What if the media created a war to improve the President’s ratings? Wait… What?!?!
Our Rating

Genre(s): Comedy, Drama

Director: Barry Levinson

Actors: Dustin Hoffman, Robert De Niro

Year: 1997

MPAA Rating: R

Country: United States

Wag the Dog is one of those films that will probably have cyclical relevance through the years, depending on who is in the Oval Office. There will be years that the premise will seem outlandish, and other times (like during Dubya’s reign) where it will seem like non-fiction, inducing queasy, uncomfortable laughter from the audience.

Released around the same time as Clinton’s Monica Lewinsky scandal, Wag the Dog almost seemed like a too-timely account of the then-current administration. Wag’s never-quite-seen President is faced with a scandal that is just about to be leaked to the press: A Girl-Scout-ish Firefly girl claims that something sexually inappropriate happened when she was left alone with the President on a field trip to the White House. The press has a hold of this sordid story, and the President’s spinmeisters have to think of something—FAST—to distract the public as the country is only a couple weeks away from the Presidential (re-)election.

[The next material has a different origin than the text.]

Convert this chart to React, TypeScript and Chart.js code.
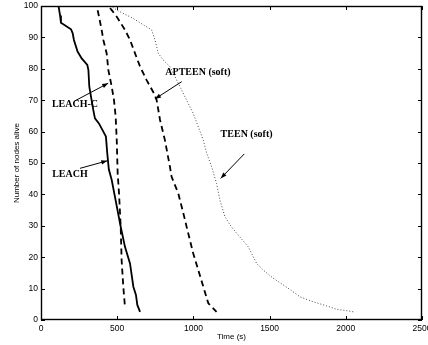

Enter Conrad Brean (Robert DeNiro), a strangely confident media genius who is in the President’s pocket, but who doesn’t appear to have any sort of official role in the administration. It is his job to manipulate what is given or not given to the media. Let’s just say he is on the President’s speed-dial. In the face of crisis, he and the official press liaison Winifred Ames (Anne Heche) enlist the help of a wacky Hollywood producer (Dustin Hoffman) to concoct the ultimate breaking news: WAR! War with… Albania! Yeah! Why Albania, some might ask. Why not? Well… good point!

Seeing a Hollywood studio concoct scenes of war-ravaged villages, entirely through the use of stock footage and image manipulation is rather alarming. The war is entirely fictitious, but even has the international community up in arms. Americans are tying yellow ribbons to trees. The entertainment industry is coming up with rousing patriotic songs (Willie Nelson plays a hilarious role in this). And, unsurprisingly, patriotism runs wild. The “war” pulls people together in fear, and the President’s re-election ads encourage the public to “not switch horses in mid-stream” (which, even in the movie, is acknowledged as the dullest slogan ever). Stay the course! Sound familiar?

Wag the Dog is not a highbrow satire. It is actually played for broad laughs with its sharp script, and for the most part is quite a hoot. Dustin Hoffman has a field day as a washed-up Hollywood producer (fake tan and everything) who has never gotten the credit from Hollywood that he felt he deserved, and DeNiro is appropriately smarmy and a bit scary as the puppetmaster. This is the type of movie that probably seemed over-the-top at the time (eeek… a mere few years ago), but now, scarily enough, doesn’t feel that far from reality.